The Canadian Hydrogen Observatory and Radio-transient Detector (CHORD) and the Hydrogen Intensity and Real-time Analysis eXperiment (HIRAX) are next-generation radio interferometers designed for 21-cm intensity mapping to measure baryonic acoustic oscillations, while also enabling studies of fast radio bursts and pulsars. HIRAX, located in the Karoo desert (South Africa), operates from 400–800 MHz (0.8 < z < 2.5), while CHORD, based at the Dominion Radio Astrophysical Observatory (DRAO) in Canada, spans 300–1500 MHz (z < 3.7). They will deploy 512 (HIRAX) and 256 (CHORD) six-meter composite dishes with f/0.21 focal ratio, arranged in redundant configurations. Achieving the required precision for 21-cm cosmology demands sub-millimeter mechanical tolerances across the arrays. 

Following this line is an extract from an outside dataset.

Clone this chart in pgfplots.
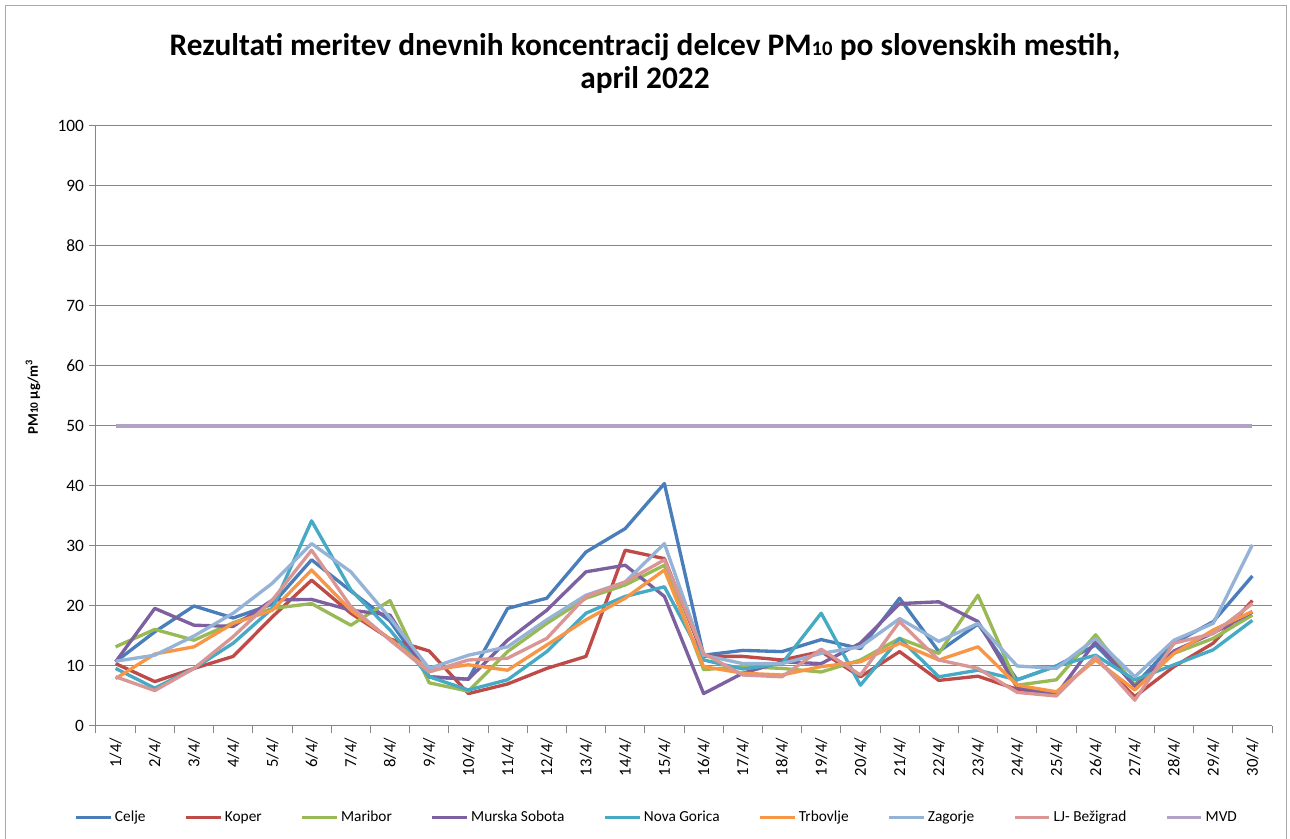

To support this, the Deep-Dish Development Array (D3A) was deployed at DRAO and serves as a testbed for feed design, dish fabrication, mounts, and front-end electronic systems of HIRAX and CHORD. Systematics related to the reflector surface and receiver perturbations are among the critical factors impacting the redundancy requirements and will be the central focus of this talk. I will begin with an overview of CHORD and HIRAX, followed by my work on quantifying dish surface deformations using precise metrology techniques, emphasizing the role of redundancy in achieving the scientific objectives. I will show how these surface measurements can be incorporated into electromagnetic simulations to evaluate their effects on reflector beam patterns. Finally, I will explain how these systematics can be propagated to cosmological simulations in order the access the recovery of the 21-cm signal.